The hallway is dim, the roar of the crowd distant but growing. My pulse keeps pace with it, beating harder, faster.
Twilight bumps my shoulder. “See you on the other side, Ara.”
I nod once. No turning back.
Beneath the stage, the air is electric. The opening chords of our first song vibrate through the platform. The stagehands move with precision, final checks, and countdowns murmured into earpieces.
I close my eyes. The noise is deafening, but inside—silence.
This is what I live for.
The platform slowly rises.
The first glimpse of the stadium steals my breath—thousands upon thousands of fans, their arms raised, a sea of lights blinking like stars. The sound hits me full force, a tidal wave of energy.
My heart pounds in time with the music.
I lift the mic to my lips, inhale deep—
And then I’m gone.
Ara takes over.
And Celeste?
She’s nothing but a ghost in the wings.
4
Celeste
The smell of coffee and sizzling bacon fills the air, cozy and familiar against the quiet hum of the generator. Morning light filters through the narrow blinds in soft and gold light, catching on the haze of pancake steam and the faint shimmer of leftover glitter.
My rig isn’t exactly spacious; it’s a glorified tin can with ambitions of being a real house. But somehow, every Monday morning after a show, we all end up crammed inside it anyway. Still groggy and grumbling, half-covered in body paint and bruised from whatever chaos we unleashed on stage.
I flip a pancake, watching the edges bubble as I mentally replay the sets from the weekend. The crowd was electric. Linkin nearly fell off the catwalk the first night. Korbyn broke a drumstick mid-solo and somehow treated it like an encore.
But what a way to start the first stop of our world tour.
Shiloh flops into the built-in dinette like she’s survived a war, clutching her giant thermos of cold brew like it contains the meaning of life. “Why do we do this to ourselves?”
“Because the music speaks to us,” I remind her, chuckling as I see her dramatically lay her face on the table.
“Yeah,” she mumbles into the wood grain. “Right now it says ‘take a damn nap.’”
Across from her, Korbyn wears her usual post-show armor: an oversized hoodie, messy topknot, and those battered Batman slippers she swears make everything better. She sips on a protein shake and scrolls through last night’s recording on her tablet. Her eyes are sharp despite the exhaustion, always analyzing, always ready to tweak and improve.

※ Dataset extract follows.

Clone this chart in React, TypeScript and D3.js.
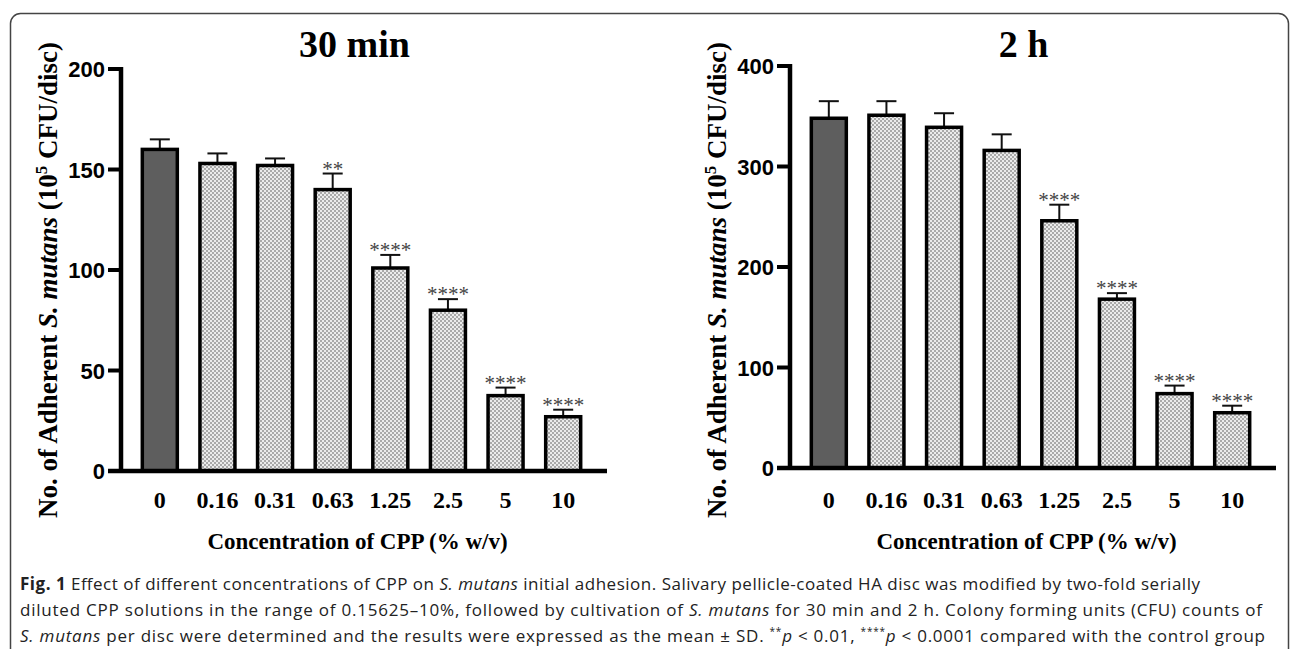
import React from 'react';
import * as d3 from 'd3';

// CPP concentration (% w/v)
const concentrations = ['0', '0.16', '0.31', '0.63', '1.25', '2.5', '5', '10'];

// 30 min: mean and upper SD end (10^5 CFU/disc)
const mean30 = [160, 153, 152, 140, 101, 80, 37.5, 27];
const upper30 = [165, 158, 155.5, 148, 107.5, 85.5, 41.5, 30.5];
const sig30 = ['', '', '', '**', '****', '****', '****', '****'];

// 2 h
const mean2h = [348, 351, 339, 316, 246, 168, 74, 55];
const upper2h = [365, 365, 353, 332, 262, 174, 82, 62];
const sig2h = ['', '', '', '', '****', '****', '****', '****'];

const ticks30 = [0, 50, 100, 150, 200];
const ticks2h = [0, 100, 200, 300, 400];

const serif = '"Liberation Serif", "Times New Roman", serif';
const sans = '"Liberation Sans", Arial, sans-serif';

type PanelProps = {
  title: string;
  mean: number[];
  upper: number[];
  sig: string[];
  ticks: number[];
  axisX: number;
  y0: number;
  yTop: number;
};

const Panel = ({ title, mean, upper, sig, ticks, axisX, y0, yTop }: PanelProps) => {
  const yMax = ticks[ticks.length - 1];
  const y = d3.scaleLinear().domain([0, yMax]).range([y0, yTop]);
  const x = d3
    .scaleBand()
    .domain(concentrations)
    .range([axisX + 10, axisX + 471])
    .padding(0);
  const barW = 35;
  const axisEnd = axisX + 486;
  const midX = (axisX - 13 + axisEnd) / 2;

  return (
    <g>
      <text x={midX - 3} y={57} textAnchor="middle" fontFamily={serif} fontWeight="bold" fontSize={38}>
        {title}
      </text>

      {/* bars */}
      {concentrations.map((c, i) => {
        const cx = x(c)! + x.bandwidth() / 2;
        return (
          <g key={c}>
            <line x1={cx} x2={cx} y1={y(mean[i])} y2={y(upper[i])} stroke="#111" strokeWidth={2} />
            <line x1={cx - 10} x2={cx + 10} y1={y(upper[i])} y2={y(upper[i])} stroke="#111" strokeWidth={2} />
            <rect
              x={cx - barW / 2}
              y={y(mean[i])}
              width={barW}
              height={y0 - y(mean[i])}
              fill={i === 0 ? '#5e5e5e' : 'url(#checker)'}
              stroke="#000"
              strokeWidth={3.5}
            />
            {sig[i] && (
              <text x={cx} y={y(upper[i]) + 2} textAnchor="middle" fontFamily={serif} fontSize={21} fill="#444">
                {sig[i]}
              </text>
            )}
            <text x={cx} y={508} textAnchor="middle" fontFamily={serif} fontWeight="bold" fontSize={24}>
              {c}
            </text>
          </g>
        );
      })}

      {/* y axis */}
      <line x1={axisX} x2={axisX} y1={yTop - 2} y2={y0 + 2} stroke="#000" strokeWidth={4.5} />
      {ticks.map((t) => (
        <g key={t}>
          <line x1={axisX - 13} x2={axisX} y1={y(t)} y2={y(t)} stroke="#000" strokeWidth={4} />
          <text x={axisX - 16} y={y(t) + 8} textAnchor="end" fontFamily={sans} fontWeight="bold" fontSize={22}>
            {t}
          </text>
        </g>
      ))}

      {/* x axis */}
      <line x1={axisX - 13} x2={axisEnd} y1={y0} y2={y0} stroke="#000" strokeWidth={4.5} />

      <text x={midX} y={549} textAnchor="middle" fontFamily={serif} fontWeight="bold" fontSize={23}>
        Concentration of CPP (% w/v)
      </text>

      <text
        transform={`translate(${axisX - 64},280) rotate(-90)`}
        textAnchor="middle"
        fontFamily={serif}
        fontWeight="bold"
        fontSize={27}
      >
        No. of Adherent <tspan fontStyle="italic">S. mutans</tspan> (10
        <tspan dy={-10} fontSize={17}>5</tspan>
        <tspan dy={10}> CFU/disc)</tspan>
      </text>
    </g>
  );
};

const App = () => {
  const capFont = '"Open Sans", "Noto Sans", sans-serif';
  return (
    <div style={{ position: 'absolute', left: 0, top: 0 }}>
      <svg width={1290} height={649} style={{ display: 'block', background: '#fff' }}>
        <defs>
          <pattern id="checker" width={4} height={4} patternUnits="userSpaceOnUse">
            <rect width={4} height={4} fill="#ebebeb" />
            <rect width={2} height={2} fill="#a9a9a9" />
            <rect x={2} y={2} width={2} height={2} fill="#a9a9a9" />
          </pattern>
        </defs>

        <rect x={10.5} y={13.5} width={1278} height={700} rx={10} fill="none" stroke="#444" strokeWidth={1.5} />

        <Panel title="30 min" mean={mean30} upper={upper30} sig={sig30} ticks={ticks30} axisX={121} y0={471} yTop={69} />
        <Panel title="2 h" mean={mean2h} upper={upper2h} sig={sig2h} ticks={ticks2h} axisX={790} y0={468} yTop={66} />

        <g fontFamily={capFont} fontSize={17} fill="#222">
          <text x={20} y={590} textLength={1180} lengthAdjust="spacing">
            <tspan fontWeight="bold">Fig. 1</tspan> Effect of different concentrations of CPP on{' '}
            <tspan fontStyle="italic">S. mutans</tspan> initial adhesion. Salivary pellicle-coated HA disc was modified by two-fold serially
          </text>
          <text x={20} y={616} textLength={1242} lengthAdjust="spacing">
            diluted CPP solutions in the range of 0.15625–10%, followed by cultivation of{' '}
            <tspan fontStyle="italic">S. mutans</tspan> for 30 min and 2 h. Colony forming units (CFU) counts of
          </text>
          <text x={20} y={642} textLength={1245} lengthAdjust="spacing">
            <tspan fontStyle="italic">S. mutans</tspan> per disc were determined and the results were expressed as the mean ± SD.{' '}
            <tspan dy={-7} fontSize={10}>**</tspan>
            <tspan dy={7} fontStyle="italic">p</tspan> &lt; 0.01,{' '}
            <tspan dy={-7} fontSize={10}>****</tspan>
            <tspan dy={7} fontStyle="italic">p</tspan> &lt; 0.0001 compared with the control group
          </text>
        </g>
      </svg>
    </div>
  );
};

export default App;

Linkin saunters in shirtless, hair still damp from a shower that definitely used all my hot water.
Why he couldn’t shower in his toy hauler, the world will never know.
Actually—that’s a lie. He does it because he likes to steal all my hair products. I bought some for him when we started rehearsals almost 6 months ago, and that fucker snuck into my apartment and put it in my shower. He later told me that it’s just ‘not the same’.
“Good morning, Sunshine,” I mutter, plating the pancake and sliding it over to him.
“Morning, Lover,” he says around a mouthful of pancake before the plate even hits the table.